SCANA (SCG) is a natural gas and electric utility with the highest percentage of shares short of any company in the utility sector. Headquartered in Columbia, SC, SCG provides over 600,000 customers with electricity and 700,000 customers with natural gas. With 32% of outstanding shares short, a lot of investors are betting against the company.
The reasons seem pretty obvious. SCANA operates one nuclear power complex and is about 14% completed with the construction of a new nuclear plant of which is will be 55% owner.
The shorts' thesis is:
- The current plant, the VC Summer in Jenkinsville, S.C., will have problems relicensing in the future;
- The $865 million already spent on the new nuclear plant, of a budgeted $6.5 billion capital expenditure, will be in jeopardy if the project is canceled;
- The federal Construction and Operating License that is due late this year or early next and is critical to continuing, will be denied;
- As a throwback to the last nuclear construction boomlet in the 1970s, cost overruns will negatively impact the company; and
- Rising interest rates will put competitive yield pressure on the stock.

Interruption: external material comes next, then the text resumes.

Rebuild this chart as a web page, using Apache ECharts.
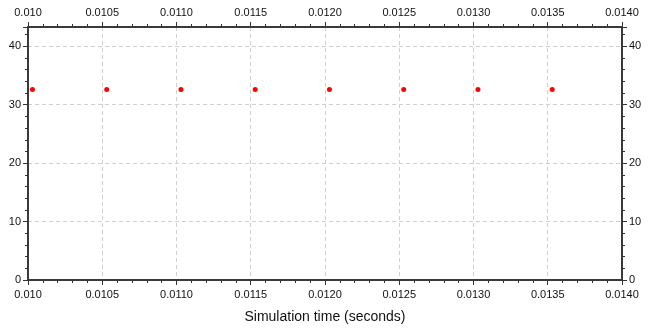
<!DOCTYPE html>
<html>
<head>
<meta charset="utf-8">
<script src="https://cdn.jsdelivr.net/npm/echarts@6/dist/echarts.min.js"></script>
<style>
  html, body { margin: 0; padding: 0; background: #fff; }
  #chart { width: 655px; height: 330px; }
</style>
</head>
<body>
<div id="chart"></div>
<script>
// ===== data =====
const timeValues = [0.01003, 0.01053, 0.01103, 0.01153, 0.01203, 0.01253, 0.01303, 0.01353]
const seriesValues = [32.6, 32.6, 32.6, 32.6, 32.6, 32.6, 32.6, 32.6]
const xTickLabels = ['0.010', '0.0105', '0.0110', '0.0115', '0.0120', '0.0125', '0.0130', '0.0135', '0.0140']
const yTickLabels = ['0', '10', '20', '30', '40']

const X_MIN = 0.010, X_MAX = 0.014, X_STEP = 0.0005
const Y_MIN = 0, Y_MAX = 43.3, Y_STEP = 10

const font = 'Liberation Sans'

function xLabel(v) {
  const i = Math.round((v - X_MIN) / X_STEP)
  return xTickLabels[i] ?? ''
}
function yLabel(v) {
  const i = Math.round(v / Y_STEP)
  if (Math.abs(v - i * Y_STEP) > 1e-6) return ''
  return yTickLabels[i] ?? ''
}

const frameLine = { lineStyle: { color: '#3a3a3a', width: 2 } }
const tick = { show: true, inside: false, length: 5, lineStyle: { color: '#333', width: 1 } }
const minorTick = { show: true, splitNumber: 5, length: 3, lineStyle: { color: '#333', width: 1 } }
const grid = { show: true, type: [4, 3], color: '#d0d0d0', width: 1 }

function xAxis(position, extra) {
  return Object.assign({
    type: 'value',
    position,
    min: X_MIN,
    max: X_MAX,
    interval: X_STEP,
    axisLine: { show: true, onZero: false, ...frameLine },
    axisTick: tick,
    minorTick,
    axisLabel: { formatter: xLabel, fontFamily: font, fontSize: 11, color: '#111', margin: 9 },
    splitLine: { show: false },
  }, extra)
}

function yAxis(position, extra) {
  return Object.assign({
    type: 'value',
    position,
    min: Y_MIN,
    max: Y_MAX,
    interval: Y_STEP,
    axisLine: { show: true, onZero: false, ...frameLine },
    axisTick: tick,
    minorTick,
    axisLabel: { formatter: yLabel, fontFamily: font, fontSize: 11, color: '#111', margin: 7, showMaxLabel: false },
    splitLine: { show: false },
  }, extra)
}

const chart = echarts.init(document.getElementById('chart'))
chart.setOption({
  animation: false,
  grid: { left: 28, right: 33, top: 27, bottom: 50, containLabel: false },
  xAxis: [
    xAxis('bottom', {
      name: 'Simulation time (seconds)',
      nameLocation: 'middle',
      nameGap: 30,
      nameTextStyle: { fontFamily: font, fontSize: 14, color: '#111' },
      splitLine: { lineStyle: grid, show: true },
    }),
    xAxis('top', {}),
  ],
  yAxis: [
    yAxis('left', { splitLine: { lineStyle: grid, show: true } }),
    yAxis('right', {}),
  ],
  series: [
    {
      type: 'scatter',
      xAxisIndex: 0,
      yAxisIndex: 0,
      data: timeValues.map((t, i) => [t, seriesValues[i]]),
      symbol: 'circle',
      symbolSize: 5,
      itemStyle: { color: '#ff0000', opacity: 1 },
    },
  ],
})
</script>
</body>
</html>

Interesting list of plausible scenarios, but many are mitigated with an appreciation of management and the regulatory environment of their service territory.
The VC Summer was issued a 20-yr operating license extension in 2004 and would not need a federal license for many years to come.
Of the twenty COL applications, the construction of SCANA's new reactors is considered to be on the fast track, and is due for completion and operation in the 2016 to 2018 timeframe. It is estimated that if the project is postponed by two years, the costs associated with the delay could be in the between $150 and $250 million. Worse case, the project is canceled. It is anticipated the costs incurred to date would be substantial, but most likely incorporated into future rate decisions.
Cost over runs could be a potential problem, but to date construction has been under budget set by state regulators in Feb 2009. If this trend continues, it may break the cycle of the 1970s of persistent and substantial cost over runs.
One reason SCANA has been a favorite of utility investors is the regulatory climate in their service territory. As with the Southern Company (SO), SCG has the advantage of good relations with the South Carolina regulatory commissions, and accepted returns on invested capital has been favorable. Not only does this allow for improved long-term shareholder opportunities, but could assist in recouping construction delay or cancelation costs, if any.
The completion of the new nuclear facility should almost double the generating capacity of SCG. While still multiple years out, the impact of this additional low-cost production should augment potential for higher earnings and dividends.
Earnings in 2010 were $2.98 a share, slightly ahead of 2009 at $2.85 and flat with $2.98 in 2008. Going forward, earnings growth is anticipated in the 6% to 7% range. Management has generated a five-year average dividend growth of 4.5%. Current yield is 5.0%, above the industry average of 4.4%. Five year average return on invested capital is 5.2%. There are 128 million shares outstanding and the company has a market cap of $5.1 billion.
A large short percentage on a utility is fairly unusual. While not advocating a quick short squeeze as things usually move pretty slowly in the utility field, there are about 40 million shares that will have to be covered. If the shorts are wrong and with average volume under 750,000 a day, systematic short covering may provide a floor for share prices.
Following is a 3-yr chart compared to S&P Utilities ETF (XLU):
The company has taken on a large gamble that, if successful, should amply reward long-term shareholders. While the risks are historically elevated for usually conservative SCANA, the potential rewards could be above average for the utility sector.
Share prices are down only about 8% from their year high of $42. Fairly valued at current prices, SCG should be on your radar screen to buy on weakness. Total stock returns should be in the 12% to 15% range, improving as the new nuclear capacity gets closer to coming on stream.
As always, investors should conduct their own due diligence, should develop their own understanding of these potential opportunities, and should determine how it may fit their current financial situation.